AMHERST – You may have failed the first time you tried to quit, and maybe failed a few times after that. But with the nation in the midst of National Non-Smoking Week, it could provide smokers with a bit more of an initiative to finally, and permanently, butt out their nicotine-filled habit.
“It’s one of the hardest addiction to overcome,” said John Rossong, clinical manager for Addiction Services.
Since the smoke-free week was started 35 years ago, Rossong said it has seen great success with getting people to put down the cigarettes.
“I remember hearing about it when I was young and people talking about Weedless Wednesday,” he said about the Wednesday of the quitting week that is supposed to help promote the ‘one day at a time’ approach. “I think what it was was a beginning of a movement that has had incredible results.”
Rossong said when the campaign first started, the results weren’t as good. As a society, it was quite common to smoke but now society has come along away and has seen the number of smokers decrease.
“We’ve gone from a place where it was acceptable behaviour and now it’s at a point where it’s not necessarily the norm,” he said. “Our smoking rate right now in Nova Scotia is about 23 per cent of the adult population, which is high. I believe the national average is around 18 per cent.”
Since there have been policy changes around smoking and price increases, Rossong said there has been a real movement to encourage smokers to kick the habit.
“I also think there are some people that are recognizing the negative health effects of smoking,” he said. “There is an incredible amount of scientific evidence that suggests the health hazards of smoking and tobacco. I think people actually know that now, and I think people in health promotion and the people in health prevention have been able to educate the community very effectively on the negative side effects.”
In fact, to try and encourage smokers to take more steps towards quitting, more promotional ads have come out that Rossong feels carry a very effective message.
“You see ads where there are people outside smoking alone and I think that’s a very honest representation of what’s happening.”

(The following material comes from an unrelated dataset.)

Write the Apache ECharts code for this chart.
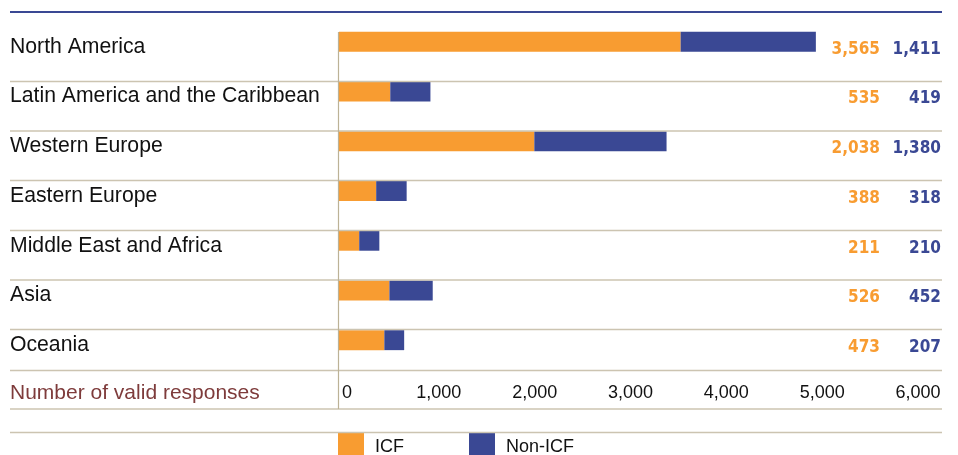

Any smoker looking to join Non-Smoking Week can do so with a bit of help. The Canadian Cancer Society has a free and confidential smoker’s helpline at 1-877-513-5333. Lines are open from 9 a.m. to 10 p.m. Monday to Thursday, Fridays from 9 a.m. to 7 p.m. and on weekends from 10 a.m. to 6 p.m. Cigarette packs also have a smoker’s helpline at 1-866-366-3667. They also have a website: gosmokefree.gc.ca/quit. There are also support groups offered through Addiction Services throughout the county.